Of all Turkish speaking people of the former Soviet Union, the Tatars seem to be the most faithful to Islam. For a Tatar the Christian cross is like a swastika, a symbol of violence. It is very difficult to convert a Tatar to Christ because he is raised hating Christianity. (This hostility was helped along by things like Czar Ivan the Terrible sending forces to kill almost every Tatar in the city in 1552.) 

It is amazing that a Reformed church appeared in this city at all, but that is what God did!

Pastor Yuri Levchenko's Report On the Current Tragedy and Hope in Kazan:
On this map you can see where Kazan is located in relation to Moscow and St. Petersburg.
Hello Dear American Friend,

I wanted to let you know about my friendship with a very memorable pastor, about his untimely death, and how I am trying to help his family and the remarkable group of people who make up his congregation. I do not know all the details of how his church started, but after we moved here to the Moscow area two years ago pastor Valery of the Reformed Church of Kazan stayed at my house and I got to know him with his family. My wife and his wife Natalia became friends. 

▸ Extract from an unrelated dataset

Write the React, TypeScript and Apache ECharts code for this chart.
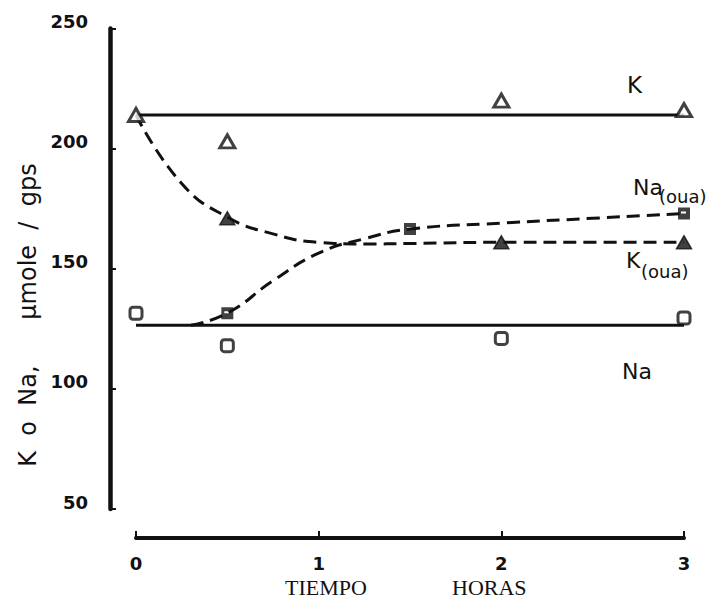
import React, { useEffect, useRef } from "react";
import * as echarts from "echarts";

// Measured points (time in hours, value in µmole / gps)
const kHours = [0, 0.5, 2, 3];
const kValues = [214, 203, 220, 216];
const kOuaHours = [0.5, 2, 3];
const kOuaValues = [171, 161, 161];
const naHours = [0, 0.5, 2, 3];
const naValues = [131.5, 118, 121, 129.5];
const naOuaHours = [0.5, 1.5, 3];
const naOuaValues = [131.5, 166.5, 173];

// Fitted lines
const kLevel = 214;
const naLevel = 126.5;
const kOuaCurveHours = [0, 0.25, 0.5, 0.75, 1.0, 1.25, 1.5, 2, 2.5, 3];
const kOuaCurveValues = [214, 185.5, 171.5, 164.5, 161, 160.3, 160.5, 161, 161, 161];
const naOuaCurveHours = [0.3, 0.5, 0.75, 1.0, 1.25, 1.5, 2, 2.5, 3];
const naOuaCurveValues = [126.5, 131.5, 145, 156.5, 162.5, 166.5, 169, 171, 173];

const xTicks = [0, 1, 2, 3];
const yTicks = [50, 100, 150, 200, 250];

const zip = (xs: number[], ys: number[]) => xs.map((x, i) => [x, ys[i]]);

const INK = "#111";

export default function App() {
  const ref = useRef<HTMLDivElement>(null);
  useEffect(() => {
    if (!ref.current) return;
    const chart = echarts.init(ref.current, undefined, { renderer: "svg" });
    const sans = "DejaVu Sans";
    const option: any = {
      animation: false,
      backgroundColor: "#fff",
      grid: { left: 136, right: 33, top: 28.5, bottom: 96 },
      xAxis: {
        type: "value",
        min: xTicks[0],
        max: xTicks[xTicks.length - 1],
        interval: 1,
        offset: 29,
        axisLine: { show: true, onZero: false, lineStyle: { color: INK, width: 4 } },
        axisTick: { show: true, inside: true, length: 7, lineStyle: { color: INK, width: 2 } },
        axisLabel: { color: INK, fontFamily: sans, fontWeight: "bold", fontSize: 18, margin: 16 },
        splitLine: { show: false },
      },
      yAxis: {
        type: "value",
        min: yTicks[0],
        max: yTicks[yTicks.length - 1],
        interval: 50,
        offset: 26,
        axisLine: { show: true, onZero: false, lineStyle: { color: INK, width: 4.5 } },
        axisTick: { show: true, inside: true, length: 6, lineStyle: { color: INK, width: 2 } },
        axisLabel: {
          color: INK,
          fontFamily: sans,
          fontWeight: "bold",
          fontSize: 18,
          margin: 22,
          verticalAlign: "bottom",
          lineHeight: 14,
        },
        splitLine: { show: false },
      },
      series: [
        {
          type: "line",
          data: [[0, kLevel], [3, kLevel]],
          showSymbol: false,
          lineStyle: { color: INK, width: 3 },
          z: 2,
        },
        {
          type: "line",
          data: [[0, naLevel], [3, naLevel]],
          showSymbol: false,
          lineStyle: { color: INK, width: 3 },
          z: 2,
        },
        {
          type: "line",
          data: zip(kOuaCurveHours, kOuaCurveValues),
          showSymbol: false,
          smooth: true,
          lineStyle: { color: INK, width: 3, type: [13, 7] },
          z: 2,
        },
        {
          type: "line",
          data: zip(naOuaCurveHours, naOuaCurveValues),
          showSymbol: false,
          smooth: true,
          lineStyle: { color: INK, width: 3, type: [13, 7] },
          z: 2,
        },
        {
          type: "scatter",
          data: zip(kHours, kValues),
          symbol: "triangle",
          symbolSize: [15, 13],
          itemStyle: { color: "#fff", borderColor: INK, borderWidth: 3 },
          z: 5,
        },
        {
          type: "scatter",
          data: zip(kOuaHours, kOuaValues),
          symbol: "triangle",
          symbolSize: [15, 13],
          itemStyle: { color: INK, borderColor: INK, borderWidth: 1.5 },
          z: 5,
        },
        {
          type: "scatter",
          data: zip(naHours, naValues),
          symbol: "roundRect",
          symbolSize: 12,
          itemStyle: { color: "#fff", borderColor: INK, borderWidth: 3 },
          z: 5,
        },
        {
          type: "scatter",
          data: zip(naOuaHours, naOuaValues),
          symbol: "path://M0,0H12V12H0Z M3,4V6H8V4Z",
          symbolSize: 12,
          itemStyle: { color: INK },
          z: 5,
        },
      ],
      graphic: [
        {
          type: "text",
          x: 28,
          y: 315,
          rotation: Math.PI / 2,
          style: {
            text: "K  o  Na,      µmole  /  gps",
            fontFamily: sans,
            fontSize: 24,
            fill: INK,
            align: "center",
            verticalAlign: "middle",
          },
        },
        { type: "text", left: 627, top: 73, style: { text: "K", fontFamily: sans, fontSize: 23, fill: INK } },
        { type: "text", left: 633, top: 176, style: { text: "Na", fontFamily: sans, fontSize: 22, fill: INK } },
        { type: "text", left: 659, top: 187, style: { text: "(oua)", fontFamily: sans, fontSize: 18, fill: INK } },
        { type: "text", left: 626, top: 249, style: { text: "K", fontFamily: sans, fontSize: 22, fill: INK } },
        { type: "text", left: 641, top: 262, style: { text: "(oua)", fontFamily: sans, fontSize: 18, fill: INK } },
        { type: "text", left: 622, top: 360, style: { text: "Na", fontFamily: sans, fontSize: 22, fill: INK } },
        { type: "text", left: 285, top: 576, style: { text: "TIEMPO", fontFamily: "Liberation Serif", fontSize: 22, fill: INK } },
        { type: "text", left: 452, top: 576, style: { text: "HORAS", fontFamily: "Liberation Serif", fontSize: 22, fill: INK } },
      ],
    };
    chart.setOption(option);
    return () => chart.dispose();
  }, []);
  return (
    <div
      ref={ref}
      style={{ position: "fixed", left: 0, top: 0, width: 717, height: 605, background: "#fff" }}
    />
  );
}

It was a great shock to us when a few weeks ago we got the sad news that Valery had passed away of a heart attack. I immediately felt the need to have the churches of Reformed Presbyterian Church of Eurasia offer their condolences and some financial support for his widow and children, which we did. I also felt that God would have me visit them in their time of need. 
I just returned from this trip a few days ago, and though of course everyone is still in shock at Valery dying when he was only 54 years old, this little church which is surrounded by two great religions that are mostly hostile to them is actually quite stalwart in their faith and plans to continue on as a church, Lord willing. 
Left: Valery |  Right: Valery and his wife Natalia with their children: (L-R) Irina, Anya, and Georgi. (Now ages 9, 12, and 14)
First of all I was impressed because they were so hungry to be taught the word of God. They asked me to speak on Friday night about child rearing from the Bible and to preach on Sunday. Which I did. Then on the spur of the moment they said, "Please teach us again tomorrow night, Saturday." So I remembered some of my teaching on marriage from the seminary and John Mahon and taught them that on Saturday night.
On Sunday I preached on 1 Kings 19:1-12, and on Elijah's faithfulness against great odds, and administered Communion.
Here I am preaching on having hope against great odds.
Praying over the bread of communion with their elder, Vlad.
The second thing that impressed me about them was that there were seven grown men in the church. This is very rare in Russia. All these brothers (photo on the right) expressed their concern for a pastor. Right now there is only an elder and a deacon in the church. The elder's name is Vlad, pictured below with me.

They have two prayer requests now. First is of course, how to raise up or find a new pastor. And the second is about denomination in Russia to join. Our presbytery will try to help them with both needs regardless of what denomination they would like to affiliate with.  
Please pray for our brother, Vlad, as he leads the church in the many decisions for their future.
All church members with Yuri.
These wonderful people are trusting the Lord to not just survive but to grow in this predominately Muslim area of Russia. I am so encouraged by their faith and faithfulness, and I hope you are too!